Task to complete: Copy the data that follows, character for character, minus the pictures.
»»
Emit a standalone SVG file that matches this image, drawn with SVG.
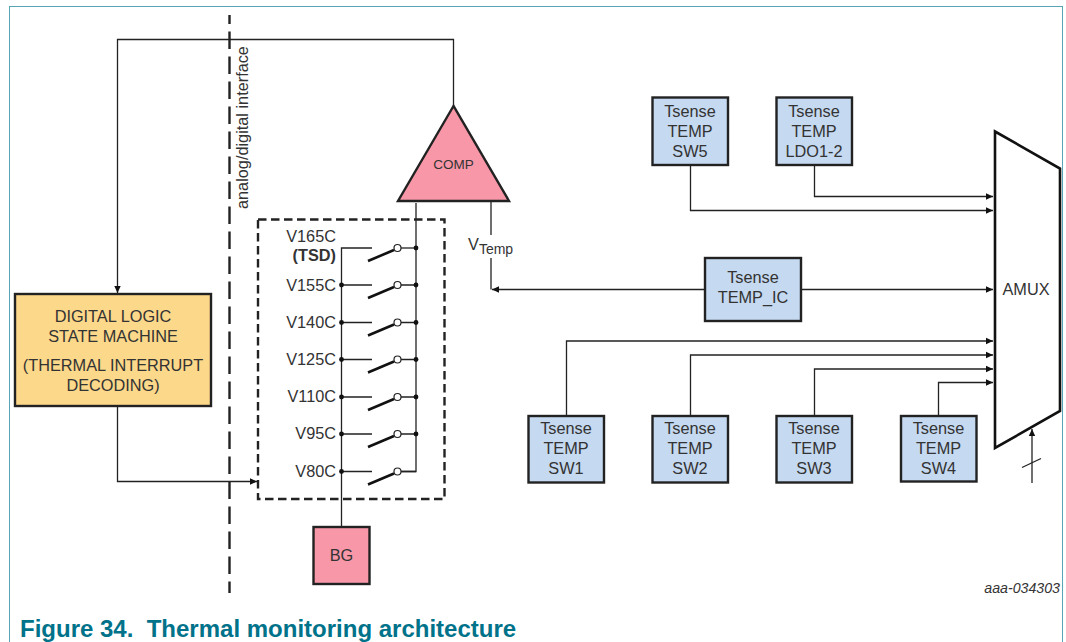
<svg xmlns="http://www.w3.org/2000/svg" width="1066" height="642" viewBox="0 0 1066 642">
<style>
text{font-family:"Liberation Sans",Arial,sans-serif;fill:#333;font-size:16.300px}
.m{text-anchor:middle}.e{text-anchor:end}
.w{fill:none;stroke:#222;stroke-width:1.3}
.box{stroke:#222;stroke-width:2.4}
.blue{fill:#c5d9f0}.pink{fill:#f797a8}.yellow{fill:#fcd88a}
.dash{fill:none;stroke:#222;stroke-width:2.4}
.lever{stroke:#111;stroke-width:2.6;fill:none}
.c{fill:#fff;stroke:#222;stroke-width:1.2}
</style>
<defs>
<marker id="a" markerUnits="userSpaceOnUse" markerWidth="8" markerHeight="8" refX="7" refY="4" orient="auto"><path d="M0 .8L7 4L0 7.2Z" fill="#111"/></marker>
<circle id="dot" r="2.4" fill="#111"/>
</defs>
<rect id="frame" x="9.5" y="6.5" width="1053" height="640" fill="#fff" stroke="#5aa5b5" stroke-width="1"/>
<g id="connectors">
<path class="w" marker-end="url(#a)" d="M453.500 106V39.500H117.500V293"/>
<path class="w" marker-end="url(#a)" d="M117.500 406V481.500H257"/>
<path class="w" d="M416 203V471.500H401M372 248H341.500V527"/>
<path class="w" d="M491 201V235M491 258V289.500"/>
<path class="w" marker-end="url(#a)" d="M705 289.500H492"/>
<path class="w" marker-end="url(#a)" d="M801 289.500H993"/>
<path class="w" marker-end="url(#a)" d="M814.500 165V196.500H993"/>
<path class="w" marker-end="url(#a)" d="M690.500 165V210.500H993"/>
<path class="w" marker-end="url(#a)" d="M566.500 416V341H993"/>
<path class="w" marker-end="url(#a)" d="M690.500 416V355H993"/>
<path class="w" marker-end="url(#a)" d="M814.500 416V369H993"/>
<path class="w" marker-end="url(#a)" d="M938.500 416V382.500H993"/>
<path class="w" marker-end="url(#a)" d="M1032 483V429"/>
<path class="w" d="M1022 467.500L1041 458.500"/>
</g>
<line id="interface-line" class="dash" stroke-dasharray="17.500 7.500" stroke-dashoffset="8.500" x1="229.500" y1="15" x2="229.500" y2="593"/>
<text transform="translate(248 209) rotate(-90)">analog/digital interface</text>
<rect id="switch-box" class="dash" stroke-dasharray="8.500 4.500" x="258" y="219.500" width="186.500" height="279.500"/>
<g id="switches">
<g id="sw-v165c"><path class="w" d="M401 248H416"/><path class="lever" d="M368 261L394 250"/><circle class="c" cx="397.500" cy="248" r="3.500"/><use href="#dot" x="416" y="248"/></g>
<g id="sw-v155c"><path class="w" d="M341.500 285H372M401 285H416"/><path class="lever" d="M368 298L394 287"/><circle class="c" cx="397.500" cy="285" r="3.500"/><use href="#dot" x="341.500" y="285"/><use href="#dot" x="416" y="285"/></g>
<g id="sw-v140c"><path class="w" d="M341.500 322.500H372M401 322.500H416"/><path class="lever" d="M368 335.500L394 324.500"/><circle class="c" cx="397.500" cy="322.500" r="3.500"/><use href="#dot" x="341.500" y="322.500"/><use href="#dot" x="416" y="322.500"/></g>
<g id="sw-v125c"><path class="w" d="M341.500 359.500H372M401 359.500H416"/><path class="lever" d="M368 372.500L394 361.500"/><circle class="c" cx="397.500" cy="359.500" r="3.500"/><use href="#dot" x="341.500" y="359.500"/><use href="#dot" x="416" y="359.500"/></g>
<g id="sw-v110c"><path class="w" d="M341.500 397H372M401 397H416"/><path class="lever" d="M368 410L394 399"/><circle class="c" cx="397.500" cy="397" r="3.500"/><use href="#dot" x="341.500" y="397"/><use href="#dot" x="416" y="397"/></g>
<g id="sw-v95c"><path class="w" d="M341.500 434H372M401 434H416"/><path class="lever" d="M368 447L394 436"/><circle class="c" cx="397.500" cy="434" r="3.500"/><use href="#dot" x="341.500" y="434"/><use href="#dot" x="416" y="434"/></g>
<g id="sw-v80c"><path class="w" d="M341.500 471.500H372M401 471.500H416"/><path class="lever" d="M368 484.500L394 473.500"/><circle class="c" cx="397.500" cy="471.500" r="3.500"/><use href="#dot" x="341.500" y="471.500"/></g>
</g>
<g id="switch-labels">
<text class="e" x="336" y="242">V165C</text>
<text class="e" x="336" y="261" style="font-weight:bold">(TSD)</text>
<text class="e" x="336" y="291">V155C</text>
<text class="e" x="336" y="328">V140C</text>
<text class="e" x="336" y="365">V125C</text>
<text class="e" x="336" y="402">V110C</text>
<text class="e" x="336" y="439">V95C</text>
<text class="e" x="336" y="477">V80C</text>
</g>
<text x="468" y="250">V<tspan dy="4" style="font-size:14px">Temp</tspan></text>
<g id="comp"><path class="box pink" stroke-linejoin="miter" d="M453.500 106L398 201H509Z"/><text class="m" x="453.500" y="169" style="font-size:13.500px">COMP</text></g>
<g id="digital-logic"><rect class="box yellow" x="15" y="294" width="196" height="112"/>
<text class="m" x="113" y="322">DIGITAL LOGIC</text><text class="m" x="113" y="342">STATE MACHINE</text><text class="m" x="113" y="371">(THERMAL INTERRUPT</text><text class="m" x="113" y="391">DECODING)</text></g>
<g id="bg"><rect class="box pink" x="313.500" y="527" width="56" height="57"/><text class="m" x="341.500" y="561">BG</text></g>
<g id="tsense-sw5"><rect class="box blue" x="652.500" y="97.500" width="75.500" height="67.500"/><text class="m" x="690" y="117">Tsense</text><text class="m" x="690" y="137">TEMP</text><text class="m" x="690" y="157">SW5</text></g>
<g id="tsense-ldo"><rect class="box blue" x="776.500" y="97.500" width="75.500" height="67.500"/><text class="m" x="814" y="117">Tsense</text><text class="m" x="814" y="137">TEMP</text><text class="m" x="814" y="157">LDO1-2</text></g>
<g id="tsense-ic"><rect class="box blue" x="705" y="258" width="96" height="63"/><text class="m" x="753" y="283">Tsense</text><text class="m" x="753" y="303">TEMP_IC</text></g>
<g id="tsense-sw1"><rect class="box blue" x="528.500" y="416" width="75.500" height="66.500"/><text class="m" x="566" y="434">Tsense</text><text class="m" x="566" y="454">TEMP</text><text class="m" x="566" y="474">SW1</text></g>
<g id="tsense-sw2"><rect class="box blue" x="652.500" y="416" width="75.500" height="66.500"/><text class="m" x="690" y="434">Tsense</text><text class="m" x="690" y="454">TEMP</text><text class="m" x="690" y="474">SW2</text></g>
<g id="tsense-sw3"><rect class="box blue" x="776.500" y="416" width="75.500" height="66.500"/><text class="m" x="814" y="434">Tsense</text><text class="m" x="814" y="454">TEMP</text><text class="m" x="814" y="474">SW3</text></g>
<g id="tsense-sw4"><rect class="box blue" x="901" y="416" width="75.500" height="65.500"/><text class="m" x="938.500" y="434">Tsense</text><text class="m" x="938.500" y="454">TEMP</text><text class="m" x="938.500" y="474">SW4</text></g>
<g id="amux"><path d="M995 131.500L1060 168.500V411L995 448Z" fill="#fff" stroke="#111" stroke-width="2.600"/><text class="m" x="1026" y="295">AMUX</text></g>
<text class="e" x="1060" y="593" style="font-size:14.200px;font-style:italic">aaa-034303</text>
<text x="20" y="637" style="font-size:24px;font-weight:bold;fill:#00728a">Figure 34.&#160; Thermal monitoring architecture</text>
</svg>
««
Reply to the exercise:
Emit a standalone SVG file that matches this image, drawn with SVG.
<svg xmlns="http://www.w3.org/2000/svg" width="1066" height="642" viewBox="0 0 1066 642">
<style>
text{font-family:"Liberation Sans",Arial,sans-serif;fill:#333;font-size:16.300px}
.m{text-anchor:middle}.e{text-anchor:end}
.w{fill:none;stroke:#222;stroke-width:1.3}
.box{stroke:#222;stroke-width:2.4}
.blue{fill:#c5d9f0}.pink{fill:#f797a8}.yellow{fill:#fcd88a}
.dash{fill:none;stroke:#222;stroke-width:2.4}
.lever{stroke:#111;stroke-width:2.6;fill:none}
.c{fill:#fff;stroke:#222;stroke-width:1.2}
</style>
<defs>
<marker id="a" markerUnits="userSpaceOnUse" markerWidth="8" markerHeight="8" refX="7" refY="4" orient="auto"><path d="M0 .8L7 4L0 7.2Z" fill="#111"/></marker>
<circle id="dot" r="2.4" fill="#111"/>
</defs>
<rect id="frame" x="9.5" y="6.5" width="1053" height="640" fill="#fff" stroke="#5aa5b5" stroke-width="1"/>
<g id="connectors">
<path class="w" marker-end="url(#a)" d="M453.500 106V39.500H117.500V293"/>
<path class="w" marker-end="url(#a)" d="M117.500 406V481.500H257"/>
<path class="w" d="M416 203V471.500H401M372 248H341.500V527"/>
<path class="w" d="M491 201V235M491 258V289.500"/>
<path class="w" marker-end="url(#a)" d="M705 289.500H492"/>
<path class="w" marker-end="url(#a)" d="M801 289.500H993"/>
<path class="w" marker-end="url(#a)" d="M814.500 165V196.500H993"/>
<path class="w" marker-end="url(#a)" d="M690.500 165V210.500H993"/>
<path class="w" marker-end="url(#a)" d="M566.500 416V341H993"/>
<path class="w" marker-end="url(#a)" d="M690.500 416V355H993"/>
<path class="w" marker-end="url(#a)" d="M814.500 416V369H993"/>
<path class="w" marker-end="url(#a)" d="M938.500 416V382.500H993"/>
<path class="w" marker-end="url(#a)" d="M1032 483V429"/>
<path class="w" d="M1022 467.500L1041 458.500"/>
</g>
<line id="interface-line" class="dash" stroke-dasharray="17.500 7.500" stroke-dashoffset="8.500" x1="229.500" y1="15" x2="229.500" y2="593"/>
<text transform="translate(248 209) rotate(-90)">analog/digital interface</text>
<rect id="switch-box" class="dash" stroke-dasharray="8.500 4.500" x="258" y="219.500" width="186.500" height="279.500"/>
<g id="switches">
<g id="sw-v165c"><path class="w" d="M401 248H416"/><path class="lever" d="M368 261L394 250"/><circle class="c" cx="397.500" cy="248" r="3.500"/><use href="#dot" x="416" y="248"/></g>
<g id="sw-v155c"><path class="w" d="M341.500 285H372M401 285H416"/><path class="lever" d="M368 298L394 287"/><circle class="c" cx="397.500" cy="285" r="3.500"/><use href="#dot" x="341.500" y="285"/><use href="#dot" x="416" y="285"/></g>
<g id="sw-v140c"><path class="w" d="M341.500 322.500H372M401 322.500H416"/><path class="lever" d="M368 335.500L394 324.500"/><circle class="c" cx="397.500" cy="322.500" r="3.500"/><use href="#dot" x="341.500" y="322.500"/><use href="#dot" x="416" y="322.500"/></g>
<g id="sw-v125c"><path class="w" d="M341.500 359.500H372M401 359.500H416"/><path class="lever" d="M368 372.500L394 361.500"/><circle class="c" cx="397.500" cy="359.500" r="3.500"/><use href="#dot" x="341.500" y="359.500"/><use href="#dot" x="416" y="359.500"/></g>
<g id="sw-v110c"><path class="w" d="M341.500 397H372M401 397H416"/><path class="lever" d="M368 410L394 399"/><circle class="c" cx="397.500" cy="397" r="3.500"/><use href="#dot" x="341.500" y="397"/><use href="#dot" x="416" y="397"/></g>
<g id="sw-v95c"><path class="w" d="M341.500 434H372M401 434H416"/><path class="lever" d="M368 447L394 436"/><circle class="c" cx="397.500" cy="434" r="3.500"/><use href="#dot" x="341.500" y="434"/><use href="#dot" x="416" y="434"/></g>
<g id="sw-v80c"><path class="w" d="M341.500 471.500H372M401 471.500H416"/><path class="lever" d="M368 484.500L394 473.500"/><circle class="c" cx="397.500" cy="471.500" r="3.500"/><use href="#dot" x="341.500" y="471.500"/></g>
</g>
<g id="switch-labels">
<text class="e" x="336" y="242">V165C</text>
<text class="e" x="336" y="261" style="font-weight:bold">(TSD)</text>
<text class="e" x="336" y="291">V155C</text>
<text class="e" x="336" y="328">V140C</text>
<text class="e" x="336" y="365">V125C</text>
<text class="e" x="336" y="402">V110C</text>
<text class="e" x="336" y="439">V95C</text>
<text class="e" x="336" y="477">V80C</text>
</g>
<text x="468" y="250">V<tspan dy="4" style="font-size:14px">Temp</tspan></text>
<g id="comp"><path class="box pink" stroke-linejoin="miter" d="M453.500 106L398 201H509Z"/><text class="m" x="453.500" y="169" style="font-size:13.500px">COMP</text></g>
<g id="digital-logic"><rect class="box yellow" x="15" y="294" width="196" height="112"/>
<text class="m" x="113" y="322">DIGITAL LOGIC</text><text class="m" x="113" y="342">STATE MACHINE</text><text class="m" x="113" y="371">(THERMAL INTERRUPT</text><text class="m" x="113" y="391">DECODING)</text></g>
<g id="bg"><rect class="box pink" x="313.500" y="527" width="56" height="57"/><text class="m" x="341.500" y="561">BG</text></g>
<g id="tsense-sw5"><rect class="box blue" x="652.500" y="97.500" width="75.500" height="67.500"/><text class="m" x="690" y="117">Tsense</text><text class="m" x="690" y="137">TEMP</text><text class="m" x="690" y="157">SW5</text></g>
<g id="tsense-ldo"><rect class="box blue" x="776.500" y="97.500" width="75.500" height="67.500"/><text class="m" x="814" y="117">Tsense</text><text class="m" x="814" y="137">TEMP</text><text class="m" x="814" y="157">LDO1-2</text></g>
<g id="tsense-ic"><rect class="box blue" x="705" y="258" width="96" height="63"/><text class="m" x="753" y="283">Tsense</text><text class="m" x="753" y="303">TEMP_IC</text></g>
<g id="tsense-sw1"><rect class="box blue" x="528.500" y="416" width="75.500" height="66.500"/><text class="m" x="566" y="434">Tsense</text><text class="m" x="566" y="454">TEMP</text><text class="m" x="566" y="474">SW1</text></g>
<g id="tsense-sw2"><rect class="box blue" x="652.500" y="416" width="75.500" height="66.500"/><text class="m" x="690" y="434">Tsense</text><text class="m" x="690" y="454">TEMP</text><text class="m" x="690" y="474">SW2</text></g>
<g id="tsense-sw3"><rect class="box blue" x="776.500" y="416" width="75.500" height="66.500"/><text class="m" x="814" y="434">Tsense</text><text class="m" x="814" y="454">TEMP</text><text class="m" x="814" y="474">SW3</text></g>
<g id="tsense-sw4"><rect class="box blue" x="901" y="416" width="75.500" height="65.500"/><text class="m" x="938.500" y="434">Tsense</text><text class="m" x="938.500" y="454">TEMP</text><text class="m" x="938.500" y="474">SW4</text></g>
<g id="amux"><path d="M995 131.500L1060 168.500V411L995 448Z" fill="#fff" stroke="#111" stroke-width="2.600"/><text class="m" x="1026" y="295">AMUX</text></g>
<text class="e" x="1060" y="593" style="font-size:14.200px;font-style:italic">aaa-034303</text>
<text x="20" y="637" style="font-size:24px;font-weight:bold;fill:#00728a">Figure 34.&#160; Thermal monitoring architecture</text>
</svg>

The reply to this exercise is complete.